Hey everyone!
I've been working on a project that uses threads heavily, which is starting to become problematic. I'm wondering if anyone has any insight on better ways to structure the program, perhaps with an async executor. I know the conventional wisdom is to use async for IO-bound tasks, but I'm not quite sure if that's the case here.
The short summary is that this program processes real-time data from a radio telescope. I'm capturing packets at 10 Gbps using libpcap, decoding them into raw complex spectrum data, reordering to fix out-of-order packets, averaging in time, and doing other middleware-esque processing before sending it out to an ML classifier via IPC, eventually at a nominal 2 Gbps data rate on the other side. All these tasks are currently threads connected with crossbeam channels. In addition, I'm collecting statistics on channel backpressure, raw data distribution, timing, and holding on to a large ring buffer that is dumped to disk on a UDP trigger. The statistics are shipped to a prometheus database with a hyper webserver. Lots going on!

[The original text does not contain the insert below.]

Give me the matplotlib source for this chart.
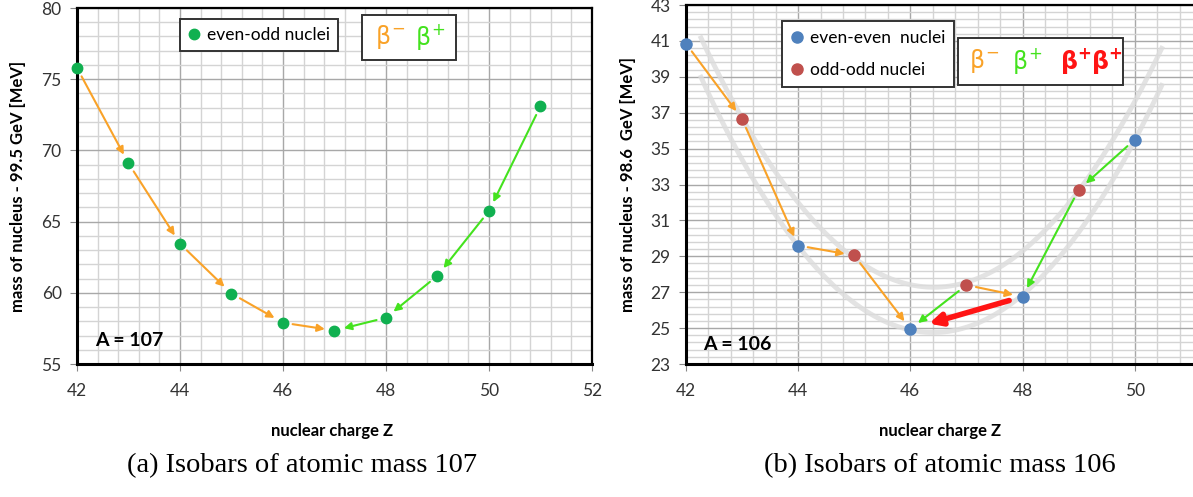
import numpy as np
import matplotlib.pyplot as plt
import matplotlib.patches as patches
from matplotlib.ticker import MultipleLocator

plt.rcParams['font.family'] = ['Lato', 'DejaVu Sans']
plt.rcParams['mathtext.fontset'] = 'custom'
plt.rcParams['mathtext.rm'] = 'DejaVu Sans'
plt.rcParams['mathtext.it'] = 'DejaVu Sans'
plt.rcParams['mathtext.bf'] = 'DejaVu Sans:bold'

# A = 107, even-odd nuclei
z107 = [42, 43, 44, 45, 46, 47, 48, 49, 50, 51]
m107 = [75.8, 69.1, 63.45, 59.95, 57.9, 57.35, 58.25, 61.2, 65.75, 73.1]
# beta decays (from Z, to Z)
bminus107 = [(42, 43), (43, 44), (44, 45), (45, 46), (46, 47)]
bplus107 = [(51, 50), (50, 49), (49, 48), (48, 47)]

# A = 106
z_ee = [42, 44, 46, 48, 50]
m_ee = [40.85, 29.6, 24.95, 26.75, 35.5]
z_oo = [43, 45, 47, 49]
m_oo = [36.65, 29.05, 27.4, 32.7]
bminus106 = [(42, 43), (43, 44), (44, 45), (45, 46), (47, 48)]
bplus106 = [(50, 49), (49, 48), (47, 46)]
bb106 = [(48, 46)]

ORANGE = '#f9a228'
GREEN = '#44e21e'
RED = '#ff1414'

fig = plt.figure(figsize=(11.93, 4.97), dpi=100)
ax1 = fig.add_axes([0.0645, 0.2676, 0.4317, 0.7163])
ax2 = fig.add_axes([0.575, 0.2676, 0.4255, 0.7223])


def style(ax, xmin, xmax, ymin, ymax, ymaj, ymin_step, yoff=0, right=True):
    ax.set_xlim(xmin, xmax)
    ax.set_ylim(ymin, ymax)
    ax.xaxis.set_major_locator(MultipleLocator(2))
    ax.xaxis.set_minor_locator(MultipleLocator(0.4))
    ax.yaxis.set_major_locator(MultipleLocator(ymaj, offset=yoff))
    ax.yaxis.set_minor_locator(MultipleLocator(ymin_step, offset=yoff % ymin_step))
    ax.set_axisbelow(True)
    ax.grid(which='minor', color='#d4d4d4', lw=1.0)
    ax.grid(which='major', color='#a8a8a8', lw=1.0)
    ax.tick_params(which='minor', length=0)
    ax.tick_params(which='major', length=5, color='#888888', labelsize=12.5,
                   labelcolor='#333333')
    ax.tick_params(axis='x', pad=9)
    ax.tick_params(axis='y', pad=6)
    for s in ['left', 'bottom']:
        ax.spines[s].set_linewidth(2.2)
    for s in ['top', 'right']:
        ax.spines[s].set_linewidth(1.6)
    ax.spines['right'].set_visible(right)


def arrows(ax, zs, ms, pairs, color, lw=1.5, scale=11, sa=7, sb=7):
    lookup = dict(zip(zs, ms))
    for a, b in pairs:
        ax.annotate('', xy=(b, lookup[b]), xytext=(a, lookup[a]),
                    arrowprops=dict(arrowstyle='-|>', color=color, lw=lw,
                                    shrinkA=sa, shrinkB=sb, mutation_scale=scale),
                    zorder=3)


def beta_box(ax, box, items, yc, size=17):
    x0, y0, x1, y1 = box
    ax.add_patch(patches.Rectangle((x0, y0), x1 - x0, y1 - y0, transform=ax.transAxes,
                                   facecolor='white', edgecolor='#333333', lw=1.4,
                                   zorder=5))
    for x, s, c in items:
        ax.text(x, yc, s, color=c, fontsize=size, transform=ax.transAxes,
                ha='left', va='center', zorder=6)


# ---- (a) A = 107
style(ax1, 42, 52, 55, 80, 5, 1)
arrows(ax1, z107, m107, bminus107, ORANGE)
arrows(ax1, z107, m107, bplus107, GREEN)
h1, = ax1.plot(z107, m107, 'o', color='#10b050', ms=7.5, ls='none', zorder=4, clip_on=False)
leg1 = ax1.legend([h1], ['even-odd nuclei'], loc='upper left', bbox_to_anchor=(0.2, 0.968),
                  fontsize=12.5, frameon=True, fancybox=False, framealpha=1,
                  edgecolor='#333333', handlelength=0.7, handletextpad=0.4,
                  borderpad=0.45, borderaxespad=0)
leg1.get_frame().set_linewidth(1.4)
leg1.set_zorder(5)
beta_box(ax1, (0.553, 0.854, 0.736, 0.980),
         [(0.578, r'$\beta^{-}$', ORANGE), (0.657, r'$\beta^{+}$', GREEN)], 0.918)
ax1.text(0.035, 0.067, 'A = 107', transform=ax1.transAxes, fontsize=14,
         fontweight='bold', ha='left', va='center')
ax1.set_ylabel('mass of nucleus - 99.5 GeV [MeV]', fontsize=12, fontweight='bold')
ax1.yaxis.set_label_coords(-0.099, 0.5)
ax1.set_xlabel('nuclear charge Z', fontsize=12, fontweight='bold')
ax1.xaxis.set_label_coords(0.495, -0.165)

# ---- (b) A = 106
style(ax2, 42, 51.05, 23, 43, 2, 0.4, yoff=1, right=False)
zz = np.linspace(42.25, 50.5, 200)
ax2.plot(zz, np.polyval(np.polyfit(z_ee, m_ee, 2), zz), color='#dcdcdc', lw=3.5,
         alpha=0.8, zorder=2, solid_capstyle='butt')
ax2.plot(zz, np.polyval(np.polyfit(z_oo, m_oo, 2), zz), color='#dcdcdc', lw=3.5,
         alpha=0.8, zorder=2, solid_capstyle='butt')
all_z = z_ee + z_oo
all_m = m_ee + m_oo
arrows(ax2, all_z, all_m, bminus106, ORANGE)
arrows(ax2, all_z, all_m, bplus106, GREEN)
arrows(ax2, all_z, all_m, bb106, RED, lw=4, scale=18, sa=10, sb=14)
h_ee, = ax2.plot(z_ee, m_ee, 'o', color='#4f81bd', ms=8, ls='none', zorder=4, clip_on=False)
h_oo, = ax2.plot(z_oo, m_oo, 'o', color='#c0504d', ms=8, ls='none', zorder=4)
leg2 = ax2.legend([h_ee, h_oo], ['even-even  nuclei', 'odd-odd nuclei'], loc='upper left',
                  bbox_to_anchor=(0.189, 0.955), fontsize=12.5, frameon=True,
                  fancybox=False, framealpha=1, edgecolor='#333333', handlelength=0.7,
                  handletextpad=0.4, borderpad=0.5, labelspacing=0.95, borderaxespad=0)
leg2.get_frame().set_linewidth(1.4)
leg2.set_zorder(5)
beta_box(ax2, (0.536, 0.777, 0.860, 0.908),
         [(0.558, r'$\beta^{-}$', ORANGE), (0.643, r'$\beta^{+}$', GREEN),
          (0.737, r'$\mathbf{\beta^{+}\beta^{+}}$', RED)], 0.844)
ax2.text(0.034, 0.053, 'A = 106', transform=ax2.transAxes, fontsize=14,
         fontweight='bold', ha='left', va='center')
ax2.set_ylabel('mass of nucleus - 98.6  GeV [MeV]', fontsize=12, fontweight='bold')
ax2.yaxis.set_label_coords(-0.099, 0.5)
ax2.set_xlabel('nuclear charge Z', fontsize=12, fontweight='bold')
ax2.xaxis.set_label_coords(0.501, -0.165)

# captions
fig.text(302 / 1193, 1 - 466 / 497, '(a) Isobars of atomic mass 107', fontsize=20.5,
         family='Liberation Serif', ha='center', va='center')
fig.text(940 / 1193, 1 - 466 / 497, '(b) Isobars of atomic mass 106', fontsize=20.5,
         family='Liberation Serif', ha='center', va='center')

fig.savefig('out.png', dpi=100)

To be more concrete, I'm receiving 8kb of data every 8us, and the total runtime of all the processing is more than 8us, implying something has to be pipelined and processed in parallel. Things would be easier to put into something like Rayon if these tasks weren't stateful. However, tasks like downsampling must have state in the sense that I only produce data on the outgoing channel for every N input chunks. I have some tasks that are pure functions, some that are downsampling, and some that produce more data than comes in. To make things even more complicated, I have to control thread affinity and pin tasks to cores that share a NUMA node, otherwise I drop packets.
This is all well and good, and honestly is running fine. However, I'm underutilizing the cores and using too many. I look at htop and each thread is only at ~70% load. When benchmarking, my tasks are, on average, 2-3us. I would put multiple together, but that makes reasoning about the program structure harder. As in, if I want to add an additional processing step in the middle of a merged task, that's harder than if they were two separate tasks with channels connecting them.
So, my question is: is it possible to build out this kind of stateful-pipelined program with async rust? I thought that work-stealing helps in the sense that I can utilize the cores better, perhaps fewer of them, while still maintaining this chained-together model. I have difficulty finding references to something like this with infinite-runtime processing loops chained together in an async context.
If you want to see what I have so far - I'm working on it here.
Thanks for your help!